Too Lidl too late

Announced in 2014 by serial regeneration scheme failure Jim McMahon the “Prince’s Gate” development at mumps was described as “a ‘gamechanger’ regeneration scheme aiming to transform the town centre’s eastern gateway with new shops, quality homes and jobs. Central to it is a new retail development which would deliver around 150,000 sq ft of new space in a glazed building – including a 51,000 sq ft M&S food and clothing store” It was Chronic-Oldham that broke the hidden facts on this story which involved Oldham Council not only building M&S bespoke premises and allowing them a six month rent free period but also giving them £9 million to fit out their new store. Also hidden away in official documents never meant to be seen by the public was a report stating that house building at mumps was not commercially viable for private developers. In an act of sheer incompetence none of the business specialists and economic strategists at Oldham Council dotted their I’s or crossed their T’s and M&S pulled out of the scheme in 2016 after hundreds of thousands if not several million had already been spent. Now I always considered mumps the wrong place for M&S to open in Oldham but what they would have brought to the town centre was something not offered by the independent shops and as such they would have generated more footfall and not leeched others customers and business.

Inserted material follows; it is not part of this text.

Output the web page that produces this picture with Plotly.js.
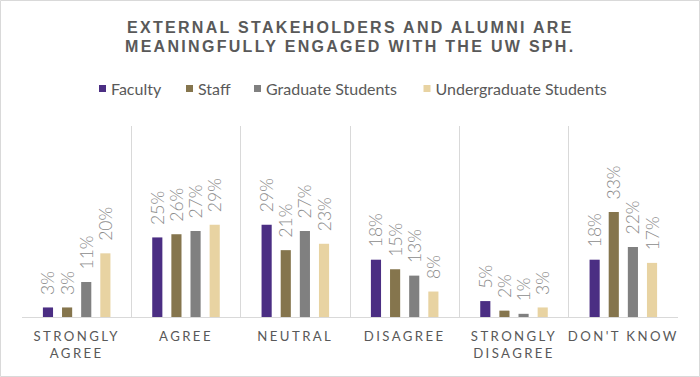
<!DOCTYPE html>
<html>
<head>
<meta charset="utf-8">
<script src="https://cdn.plot.ly/plotly-3.0.1.min.js"></script>
<style>
html,body{margin:0;padding:0;background:#fff;}
#chart{width:700px;height:377px;}
.xtick text{letter-spacing:2.4px;}
.annotation-text{letter-spacing:2.3px;}
</style>
</head>
<body>
<div id="chart"></div>
<script>
const categories = ["STRONGLY<br>AGREE", "AGREE", "NEUTRAL", "DISAGREE", "STRONGLY<br>DISAGREE", "DON'T KNOW"];
const seriesNames = ["Faculty", "Staff", "Graduate Students", "Undergraduate Students"];
const faculty = [0.03, 0.25, 0.29, 0.18, 0.05, 0.18];
const staff = [0.03, 0.26, 0.21, 0.15, 0.02, 0.33];
const graduate = [0.11, 0.27, 0.27, 0.13, 0.01, 0.22];
const undergraduate = [0.20, 0.29, 0.23, 0.08, 0.03, 0.17];
const colors = ["#4B2E83", "#85754D", "#808080", "#E8D3A2"];
const titleLines = ["EXTERNAL STAKEHOLDERS AND ALUMNI ARE", "MEANINGFULLY ENGAGED WITH THE UW SPH."];

const W = 700, H = 377;
const M = {l: 22, r: 22, t: 126, b: 60};
const plotH = H - M.t - M.b;
const legendNames = ['legend', 'legend2', 'legend3', 'legend4'];
const legendLeft = [82.5, 169.5, 237.5, 407];

const values = [faculty, staff, graduate, undergraduate];
const traces = values.map((v, i) => ({
  type: 'bar',
  name: seriesNames[i],
  legend: legendNames[i],
  x: categories,
  y: v,
  marker: {color: colors[i], line: {width: 0}},
  text: v.map(d => '\u00A0\u00A0' + Math.round(d * 100) + '%'),
  textposition: 'outside',
  textangle: -90,
  constraintext: 'none',
  cliponaxis: false,
  textfont: {family: 'Lato, sans-serif', size: 17.5, color: '#8c8c8c', weight: 300},
  hoverinfo: 'skip'
}));

const layout = {
  width: W, height: H,
  margin: M,
  paper_bgcolor: '#ffffff',
  plot_bgcolor: '#ffffff',
  barmode: 'group',
  bargap: 0.3,
  bargroupgap: 0.47,
  showlegend: true,
  xaxis: {
    type: 'category',
    tickson: 'boundaries',
    showgrid: true, gridcolor: '#d9d9d9', gridwidth: 1,
    showline: true, linecolor: '#d9d9d9', linewidth: 1,
    ticks: '', ticklen: 0,
    ticklabelstandoff: 7,
    tickfont: {family: 'Lato, sans-serif', size: 13.2, color: '#595959'},
    fixedrange: true
  },
  yaxis: {
    range: [0, 0.6], visible: false, showgrid: false, zeroline: false, fixedrange: true
  },
  annotations: titleLines.map((t, i) => ({
    text: '<b>' + t + '</b>',
    xref: 'paper', yref: 'paper',
    x: 0.5, xanchor: 'center',
    y: (H - M.b - (27 + i * 19)) / plotH, yanchor: 'middle',
    showarrow: false,
    font: {family: '"Liberation Sans", Arial, sans-serif', size: 16, color: '#595959'}
  })),
  shapes: [{
    type: 'rect', xref: 'paper', yref: 'paper',
    x0: (0.5 - M.l) / (W - M.l - M.r), x1: (W - 0.5 - M.l) / (W - M.l - M.r),
    y0: (M.b - 0.5) / -plotH, y1: (H - M.b - 0.5) / plotH,
    line: {color: '#d9d9d9', width: 1}, fillcolor: 'rgba(0,0,0,0)', layer: 'below'
  }]
};
legendNames.forEach((ln, i) => {
  layout[ln] = {
    orientation: 'h', xref: 'container', yref: 'container',
    x: legendLeft[i] / W, xanchor: 'left', y: 1 - 88.5 / H, yanchor: 'middle',
    font: {family: 'Lato, sans-serif', size: 16, color: '#595959'},
    itemwidth: 30, bgcolor: 'rgba(0,0,0,0)', borderwidth: 0
  };
});

const gd = document.getElementById('chart');
function compactLegends() {
  // smaller square swatch and text closer to it, as in the reference legend
  legendNames.forEach(ln => {
    gd.querySelectorAll('.' + ln + 'points path').forEach(p => {
      p.setAttribute('d', 'M-3.5,-3.5h7v7h-7Z');
      p.setAttribute('transform', 'translate(20,0)');
    });
    gd.querySelectorAll('.' + ln + 'text').forEach(t => t.setAttribute('x', 28.5));
  });
}
Plotly.newPlot(gd, traces, layout, {displayModeBar: false, staticPlot: true}).then(() => {
  compactLegends();
  gd.on('plotly_afterplot', compactLegends);
});
</script>
</body>
</html>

After M&S pulled out in 2016 we had two and a half years of promises from Oldham Council’s leaders about an always imminent but never materialising announcement of a new anchor tenant which finally came in 2019 with the news that the new anchor would be budget supermarket Lidl. Grasping at these none “Gamechanging” straws Oldham Council said “the announcement is a ‘positive signal’ that companies from the private sector are willing to invest in the town, and would create new jobs as well as ‘significant’ cash from the land sale.” As is always the case there is never any mention of costs incurred such as £2.5 million to move the Metrolink stop and car park from one side of the road to the other or the infrastructure planning and works, the cost of land and property purchases, architectural designs, surveys, market research all of which was scrapped and had to be recommissioned for Prince’s Gate mark 2 and 3. So here’s what your “Gamechanger” has morphed into, the land has been sold and one budget supermarket is replacing M&S and an Aldi which was scheduled to open on the old RSPCA site, a budget hotel and thousands of new homes will be available in Oldham’s no1 working age benefit dependent ward. Many of Oldham’s independent SME businesses have been waiting for five years to benefit from Oldham Council’s promised passing footfall increase visiting M&S. Those operating in the budget food sector will now potentially lose custom unable to match prices with Prince’s Gates budget supermarket giant and higher end furniture and clothing stores are unlikely to get passing trade on its way to a budget superstore.